How the World’s Most Urgent Risks Could Impact Payments

World Economic Forum

Systemic shifts are taking place across the global economy, bringing with them new, urgent risks.

But importantly, within the many era-defining changes underway, including the double-edged sword of generative artificial intelligence (AI) capabilities, exists an emergence of unique opportunities — particularly for the payments industry.

This, as the World Economic Forum (WEF) on Wednesday (Jan. 10) published its 19th Global Risks Report.

While environmental, geopolitical and societal risks featured heavily in the gloom-and-doom outlook, technological and economic risks categories were also flagged across near-term (two-year) and long-term (10-year) event horizons.

Misinformation, disinformation and synthetic media were together identified as the top risk facing the world in the next two years, a risk area that PYMNTS reported on Wednesday in the “Attack Vectors 2024” series.

Underscoring the urgency of synthetic information’s threat, it also ranked as the fifth most important threat to corral over the next 10 years, and was the top technological risk given by the WEF in the long term, followed by other adverse outcomes of AI technologies sixth (ranked 29th over the next two years) and cyber insecurity eighth (ranked fourth in the near term).

Read also: Misinformation Fears Surge as Increasing Gen AI Use in Finance Amplifies Risks

Other non-environmental threats flagged for the next two years include lack of economic opportunity (ranked sixth) and inflation(seventh), as well as the potential for a recession or economic downturn (ninth).

As PYMNTS Intelligence finds, cost-of-living pressures continue to bite spending outlooks particularly amid persistently elevated inflation and interest rates, and debt was ranked by the WEF as the 16th most urgent near-term risk, and the 17th most important long-term threat, with supply chain disruptions also being flagged as a top 25 risk in both time frames.

Still, the future is not fixed. Every risk carries with it a kernel of opportunity, and the only constant certainty among the multiplicity of different futures that could play out over the next decade is the simple fact that each will have a sizable impact on the payments landscape.

Capturing the Benefits of Digital Transformation While Avoiding the Risks

Industries worldwide are on, or have already gone over, the brink of an ongoing technological transformation being accelerated by digital innovations.
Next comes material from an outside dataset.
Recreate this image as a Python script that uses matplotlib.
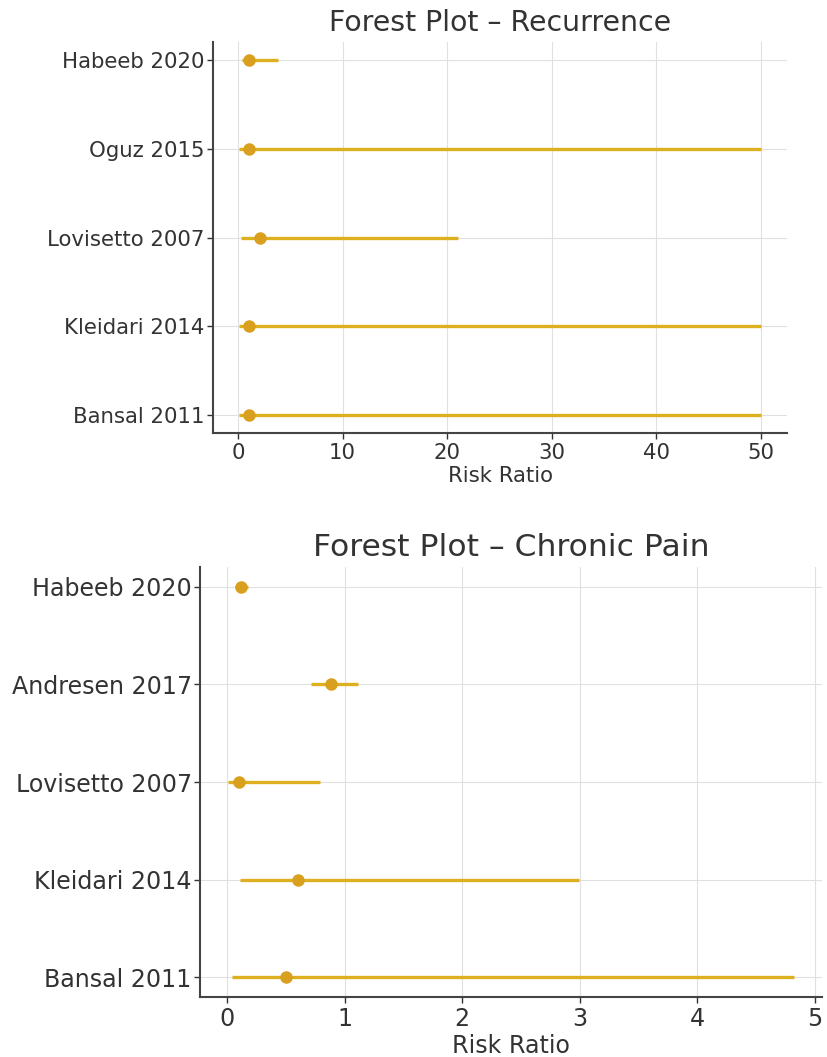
import matplotlib.pyplot as plt
import numpy as np

# Recurrence
rec_studies = ["Bansal 2011", "Kleidari 2014", "Lovisetto 2007", "Oguz 2015", "Habeeb 2020"]
rec_rr = [1.0, 1.0, 2.1, 1.0, 1.05]
rec_lo = [0.1, 0.1, 0.3, 0.1, 0.4]
rec_hi = [50.0, 50.0, 21.0, 50.0, 3.8]

# Chronic pain
pain_studies = ["Bansal 2011", "Kleidari 2014", "Lovisetto 2007", "Andresen 2017", "Habeeb 2020"]
pain_rr = [0.5, 0.6, 0.1, 0.88, 0.12]
pain_lo = [0.04, 0.11, 0.01, 0.71, 0.07]
pain_hi = [4.82, 2.99, 0.79, 1.11, 0.18]

dot_color = "#D9A020"
bar_color = "#DDB020"
txt = "#333333"

W, H = 827, 1057
fig = plt.figure(figsize=(W / 100, H / 100), dpi=100)


def forest(ax, studies, rr, lo, hi, title, fs_tick, fs_title):
    y = np.arange(len(studies))
    rr = np.array(rr)
    err = [rr - np.array(lo), np.array(hi) - rr]
    ax.errorbar(rr, y, xerr=err, fmt='o', color=dot_color, ecolor=bar_color,
                elinewidth=2.4, markersize=8, capsize=0, zorder=3)
    ax.set_yticks(y)
    ax.set_yticklabels(studies)
    ax.set_xlabel("Risk Ratio", fontsize=fs_tick, color=txt, labelpad=2)
    ax.set_title(title, fontsize=fs_title, color=txt, pad=8)
    ax.grid(True, color="#e0e0e0", linewidth=0.8)
    ax.set_axisbelow(True)
    for s in ["top", "right"]:
        ax.spines[s].set_visible(False)
    for s in ["left", "bottom"]:
        ax.spines[s].set_color("#444444")
        ax.spines[s].set_linewidth(1.5)
    ax.tick_params(labelsize=fs_tick, colors=txt, length=4, width=1)
    ax.tick_params(axis="y", pad=2)


ax1 = fig.add_axes([213 / W, 1 - 433 / H, (787 - 213) / W, (433 - 42) / H])
forest(ax1, rec_studies, rec_rr, rec_lo, rec_hi, "Forest Plot – Recurrence", 15.3, 20.4)
ax1.set_xticks([0, 10, 20, 30, 40, 50])

ax2 = fig.add_axes([200 / W, 1 - 997 / H, (822 - 200) / W, (997 - 567) / H])
forest(ax2, pain_studies, pain_rr, pain_lo, pain_hi, "Forest Plot – Chronic Pain", 17.1, 22.6)
ax2.set_xticks([0, 1, 2, 3, 4, 5])

fig.savefig("out.png", dpi=100)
There is a need for an understanding of the immediate, mid-term and long-term implications of these technologies for each organization’s cybersecurity posture, as the WEF notes, especially given the degree to which cybersecurity and cybercrime trends are driven by technological developments.

“In cyberspace you have something called a zero-day attack, which basically means you’re going to get attacked on day zero, and you’re going to be attacked before you even know what the solution is. Because the bad actors are way ahead of you,” Shimon Steinmetz, chief financial officer at risk assessment and fraud prevention solution Vesta, told PYMNTS.

The gap between organizations that are able to make themselves cyber-resilient and those that cannot is growing. For example, per the WEF report, cyber attackers are adopting new technologies, such as generative AI tools, to increase the number of markets they can target. Responding to this requires investment and the acquisition of talent that many organizations are either unable to meet or are unaware of. Because of this, the proportion of organizations that can either protect themselves or recover from a cyberattack is diminishing.

“Fraudsters, as a general rule of thumb, tend to be very sophisticated and are always finding new ways to defraud individuals and businesses,” Doriel Abrahams, head of risk in the U.S. at fraud prevention provider Forter, told PYMNTS.

PYMNTS Intelligence finds that companies relying on legacy reactive and manual digital identity verification solutions lose above-average shares of annual sales to fraud, at 4.5%. However, firms using proactive and automated solutions, such as those powered by AI and ML, reduce their share of lost sales to 2.3%.

As the WEF explains, this gap in cyber equity is likely to grow even more stark.

Read more: The Eight Pivotal Strategies for Payments and the Digital Economy in 2024

The Ongoing Opportunity Within Payments

Economic uncertainty is set to continue to weigh heavily across most markets, making innovative lending and financing solutions critical going forward.

According to PYMNTS Intelligence research, the number of financing sources small and medium-sized businesses (SMBs) need to run their business is higher than those available to them. This lack of financing is particularly concerning in some specific business segments, with young and smaller companies most severely affected.

What’s more, in order to effectively control for supply chain disruptions real-time data intelligence and a broader adoption of end-to-end logistics tracking solutions and platforms are needed to best insulate firms from uncontrollable events.

The payments industry finds itself at the intersection of peril and promise. Despite economic uncertainties, the payments sector holds an ongoing opportunity for innovation, with the imperative for innovative lending and financing solutions. As the world grapples with multifaceted risks, the payments landscape stands as a focal point for transformative change, requiring a delicate balance between navigating challenges and seizing emerging opportunities in the evolving digital economy.